**Task statement:**
Comb through the entries for "this" and pull out each line that holds it.

**Entries shown:**

[START]

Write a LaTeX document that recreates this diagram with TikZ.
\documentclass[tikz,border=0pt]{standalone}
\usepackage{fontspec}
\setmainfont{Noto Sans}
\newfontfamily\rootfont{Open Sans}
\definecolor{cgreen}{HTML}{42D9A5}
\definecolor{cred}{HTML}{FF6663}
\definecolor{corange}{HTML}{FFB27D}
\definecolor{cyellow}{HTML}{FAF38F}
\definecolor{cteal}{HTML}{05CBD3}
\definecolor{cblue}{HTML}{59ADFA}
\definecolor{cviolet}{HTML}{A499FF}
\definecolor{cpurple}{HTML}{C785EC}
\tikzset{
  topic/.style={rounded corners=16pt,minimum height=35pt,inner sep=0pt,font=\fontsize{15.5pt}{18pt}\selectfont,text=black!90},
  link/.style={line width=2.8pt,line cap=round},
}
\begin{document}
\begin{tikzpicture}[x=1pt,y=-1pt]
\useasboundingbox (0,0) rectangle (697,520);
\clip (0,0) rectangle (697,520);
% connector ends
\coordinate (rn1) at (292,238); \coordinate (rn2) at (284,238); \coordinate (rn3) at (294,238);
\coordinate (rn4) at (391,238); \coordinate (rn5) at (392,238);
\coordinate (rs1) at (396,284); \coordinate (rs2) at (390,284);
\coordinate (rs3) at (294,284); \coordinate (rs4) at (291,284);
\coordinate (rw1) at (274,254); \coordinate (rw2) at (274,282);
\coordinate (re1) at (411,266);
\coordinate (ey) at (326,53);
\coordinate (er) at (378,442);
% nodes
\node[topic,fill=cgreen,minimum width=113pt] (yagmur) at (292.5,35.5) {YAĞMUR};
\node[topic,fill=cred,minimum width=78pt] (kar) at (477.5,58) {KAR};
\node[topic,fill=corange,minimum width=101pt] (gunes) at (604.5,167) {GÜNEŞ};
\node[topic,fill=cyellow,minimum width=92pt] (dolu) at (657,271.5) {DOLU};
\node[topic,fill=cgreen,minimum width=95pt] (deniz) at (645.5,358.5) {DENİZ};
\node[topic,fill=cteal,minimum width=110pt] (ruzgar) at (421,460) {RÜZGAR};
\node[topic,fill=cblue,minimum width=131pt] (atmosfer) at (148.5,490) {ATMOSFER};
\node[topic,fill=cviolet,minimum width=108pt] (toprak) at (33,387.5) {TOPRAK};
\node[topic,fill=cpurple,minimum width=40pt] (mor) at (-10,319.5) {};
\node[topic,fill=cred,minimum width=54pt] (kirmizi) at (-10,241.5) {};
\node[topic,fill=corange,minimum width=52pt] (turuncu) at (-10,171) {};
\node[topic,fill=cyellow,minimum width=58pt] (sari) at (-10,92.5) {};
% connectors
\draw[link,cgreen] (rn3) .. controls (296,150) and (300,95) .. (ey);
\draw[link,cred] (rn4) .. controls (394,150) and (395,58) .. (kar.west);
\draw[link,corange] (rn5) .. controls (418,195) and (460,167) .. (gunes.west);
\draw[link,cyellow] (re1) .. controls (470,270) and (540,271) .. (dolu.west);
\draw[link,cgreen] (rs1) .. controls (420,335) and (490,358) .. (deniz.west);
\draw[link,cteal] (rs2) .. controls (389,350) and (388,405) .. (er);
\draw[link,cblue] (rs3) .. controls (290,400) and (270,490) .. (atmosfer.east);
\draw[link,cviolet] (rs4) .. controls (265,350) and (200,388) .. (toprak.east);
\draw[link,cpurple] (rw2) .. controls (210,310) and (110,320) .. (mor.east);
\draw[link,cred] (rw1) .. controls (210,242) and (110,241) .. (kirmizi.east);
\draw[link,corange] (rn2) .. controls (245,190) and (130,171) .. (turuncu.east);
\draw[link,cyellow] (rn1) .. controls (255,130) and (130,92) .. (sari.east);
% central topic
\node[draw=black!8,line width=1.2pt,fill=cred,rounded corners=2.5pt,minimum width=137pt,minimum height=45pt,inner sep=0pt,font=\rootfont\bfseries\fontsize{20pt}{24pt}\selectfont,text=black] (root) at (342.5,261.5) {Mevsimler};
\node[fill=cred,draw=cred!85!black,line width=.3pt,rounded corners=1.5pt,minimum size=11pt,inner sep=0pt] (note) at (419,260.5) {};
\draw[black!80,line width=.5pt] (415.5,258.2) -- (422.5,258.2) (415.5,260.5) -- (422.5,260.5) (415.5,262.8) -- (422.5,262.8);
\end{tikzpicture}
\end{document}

[END]
[START]

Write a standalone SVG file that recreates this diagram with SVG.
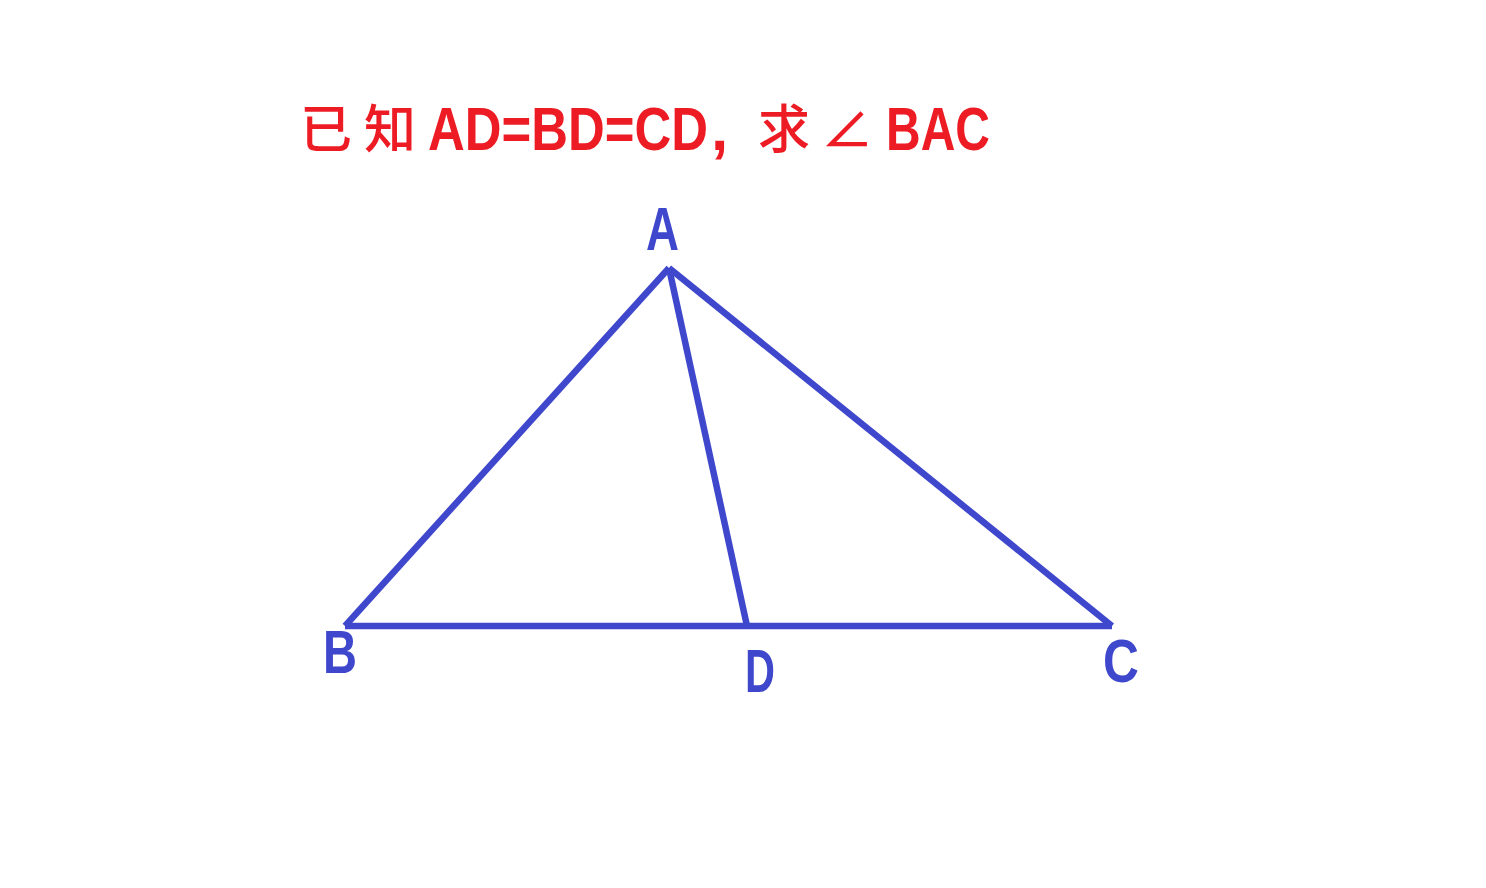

[END]

**Worked answer:**
Write a LaTeX document that recreates this diagram with TikZ.
Write a standalone SVG file that recreates this diagram with SVG.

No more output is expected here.